Dave—Oderus—and his grotesque compatriots, all in cobbled-together, cartoonish monster costumes, belted out unintelligible lyrics to heavy thrash-metal guitar noise. Dave taunted the crowd with threats and obscenities, and finally soaked them with lurid synthetic bodily fluids. And they loved it. I loved it too, despite the act being at odds with my band’s aesthetic ethos. It reminded me of why Dave could always make people do things that weren’t necessarily in their best interests. He was all in, and it was fucking cool as shit, exciting, hilarious, and fun. It was beautiful.

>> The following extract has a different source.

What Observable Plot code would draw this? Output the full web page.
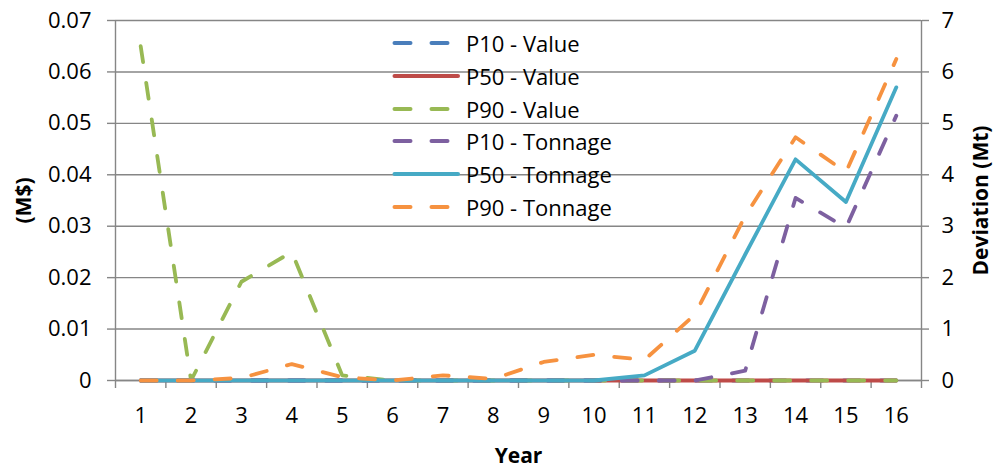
<!DOCTYPE html>
<html>
<head>
<meta charset="utf-8">
<script src="https://cdn.jsdelivr.net/npm/d3@7"></script>
<script src="https://cdn.jsdelivr.net/npm/@observablehq/plot@0.6"></script>
<style>
  html, body { margin: 0; padding: 0; background: #fff; }
  #wrap { position: relative; width: 995px; height: 470px; font-family: "Open Sans", sans-serif; }
  #wrap svg g[aria-label$="axis label"] text { font-weight: 700; font-size: 21px; }
  #legend { position: absolute; left: 390px; top: 27px; font-size: 22px; color: #000; }
  #legend .row { display: flex; align-items: center; height: 32.7px; white-space: nowrap; }
  #legend .row svg { width: 72px; height: 12px; margin-right: 4px; }
</style>
</head>
<body>
<div id="wrap"></div>
<script>
// ---- data ----
const years = [1, 2, 3, 4, 5, 6, 7, 8, 9, 10, 11, 12, 13, 14, 15, 16];
const p10Value = [0, 0, 0, 0, 0, 0, 0, 0, 0, 0, 0, 0, 0, 0, 0, 0];
const p50Value = [0, 0, 0, 0, 0, 0, 0, 0, 0, 0, 0, 0, 0, 0, 0, 0];
const p90Value = [0.065, 0, 0.0192, 0.025, 0.001, 0, 0, 0, 0, 0, 0, 0, 0, 0, 0, 0];
const p10Tonnage = [0, 0, 0, 0, 0, 0, 0, 0, 0, 0, 0, 0, 0.19, 3.55, 2.97, 5.15];
const p50Tonnage = [0, 0, 0, 0, 0, 0, 0, 0, 0, 0, 0.1, 0.58, 2.45, 4.3, 3.47, 5.7];
const p90Tonnage = [0, 0, 0.05, 0.32, 0.065, 0, 0.1, 0.03, 0.36, 0.5, 0.4, 1.28, 3.2, 4.73, 4.05, 6.25];
const leftTicks = [0, 0.01, 0.02, 0.03, 0.04, 0.05, 0.06, 0.07];
const rightTicks = [0, 1, 2, 3, 4, 5, 6, 7];
const seriesNames = ["P10 - Value", "P50 - Value", "P90 - Value", "P10 - Tonnage", "P50 - Tonnage", "P90 - Tonnage"];
const seriesColors = ["#4A7EBB", "#BE4B48", "#98B954", "#7D60A0", "#46AAC5", "#F69240"];
const seriesDashed = [true, false, true, true, false, true];

// ---- build ----
const ratio = leftTicks[leftTicks.length - 1] / rightTicks[rightTicks.length - 1]; // tonnage -> left units
const seriesValues = [p10Value, p50Value, p90Value, p10Tonnage, p50Tonnage, p90Tonnage];
const isTonnage = [false, false, false, true, true, true];
const xDomain = [years[0] - 0.5, years[years.length - 1] + 0.5];
const boundaries = years.map(y => y - 0.5).concat([xDomain[1]]);
const gridColor = "#868686";
const dash = "16,21";

const lineMarks = seriesValues.map((vals, i) => {
  const rows = years.map((yr, j) => ({year: yr, v: isTonnage[i] ? vals[j] * ratio : vals[j]}));
  return Plot.line(rows, {
    x: "year", y: "v",
    stroke: seriesColors[i],
    strokeWidth: 3.8,
    strokeLinecap: "round",
    strokeLinejoin: "round",
    strokeDasharray: seriesDashed[i] ? dash : null
  });
});

const chart = Plot.plot({
  width: 995,
  height: 470,
  marginTop: 20,
  marginBottom: 90,
  marginLeft: 115,
  marginRight: 74,
  style: {fontFamily: "Open Sans", fontSize: "22px", color: "#000", background: "#fff", overflow: "visible"},
  x: {type: "linear", domain: xDomain, axis: null},
  y: {domain: [leftTicks[0], leftTicks[leftTicks.length - 1]], axis: null},
  marks: [
    Plot.gridY(leftTicks, {stroke: gridColor, strokeOpacity: 1, strokeWidth: 1.4}),
    Plot.axisY(leftTicks, {
      anchor: "left", tickSize: 8, tickPadding: 16, stroke: gridColor, strokeWidth: 1.4,
      fontSize: 22, fill: "#000",
      tickFormat: d => d === 0 ? "0" : d.toFixed(2),
      label: "(M$)", labelAnchor: "center", labelOffset: 99, labelArrow: "none"
    }),
    Plot.axisY(rightTicks.map(t => t * ratio), {
      anchor: "right", tickSize: 7, tickPadding: 13, stroke: gridColor, strokeWidth: 1.4,
      fontSize: 22, fill: "#000",
      tickFormat: d => String(Math.round(d / ratio)),
      label: "Deviation (Mt)", labelAnchor: "center", labelOffset: 66, labelArrow: "none"
    }),
    Plot.axisX(years, {
      anchor: "bottom", tickSize: 0, tickPadding: 27, fontSize: 22, fill: "#000",
      tickFormat: d => String(d),
      label: "Year", labelAnchor: "center", labelOffset: 82, labelArrow: "none"
    }),
    Plot.axisX(boundaries, {
      anchor: "bottom", tickSize: 8, stroke: gridColor, strokeWidth: 1.4,
      tickFormat: () => "", label: null
    }),
    Plot.ruleX(xDomain, {stroke: gridColor, strokeWidth: 1.4}),
    Plot.ruleY([leftTicks[0]], {stroke: gridColor, strokeWidth: 1.4}),
    ...lineMarks
  ]
});

const wrap = document.getElementById("wrap");
wrap.appendChild(chart);

// ---- legend (overlay, transparent, like the reference) ----
const legend = document.createElement("div");
legend.id = "legend";
seriesNames.forEach((name, i) => {
  const row = document.createElement("div");
  row.className = "row";
  const dashAttr = seriesDashed[i] ? `stroke-dasharray="${dash}"` : "";
  row.innerHTML = `<svg viewBox="0 0 72 12"><line x1="4.5" y1="6" x2="68" y2="6" stroke="${seriesColors[i]}" stroke-width="4" stroke-linecap="round" ${dashAttr}/></svg><span>${name}</span>`;
  legend.appendChild(row);
});
wrap.appendChild(legend);
</script>
</body>
</html>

My rock and roll dreams faded after a few years, and I went on to college, square jobs, and a family. I ran into Dave every now and then, and I saw GWAR perform several times, each show more elaborately disgusting and fun than the last one.

GWAR has a huge and rabid following, has sold millions of records and earned two Grammy nominations; but they never made enough money to buy things like houses or health insurance. Their guitarist, Cory Smoot, died on the GWAR tour bus from a heart condition in 2011. But Dave and his crew kept living the nightmare and probing the depths of depravity through their absurdist, folk-art horror-show.

I have to admit that I’m not the biggest fan of GWAR’s music; but nonetheless, I have immense respect for their uncompromising artistic integrity. I have kept abreast of Dave’s career for the last thirty years, and have always been eager to say “I know that dude” when anyone mentions GWAR. A lot of people I grew up with have achieved a great deal of success; some of them have made significant contributions to society; and a few of them have triumphed creatively. But Dave is the only person I’ve known—and probably one of the few people ever—who spent his life building a fully realized alternate reality around himself and welcoming anyone in who dared to enter.

I was lucky to have spent a little time in Dave’s nascent universe when we were kids; and even though it was too intense for me, I was fascinated and proud to see it thrive for so many years. That universe has gone cold and dark now, and the regular world is a lot less hilarious and a lot less fucking cool.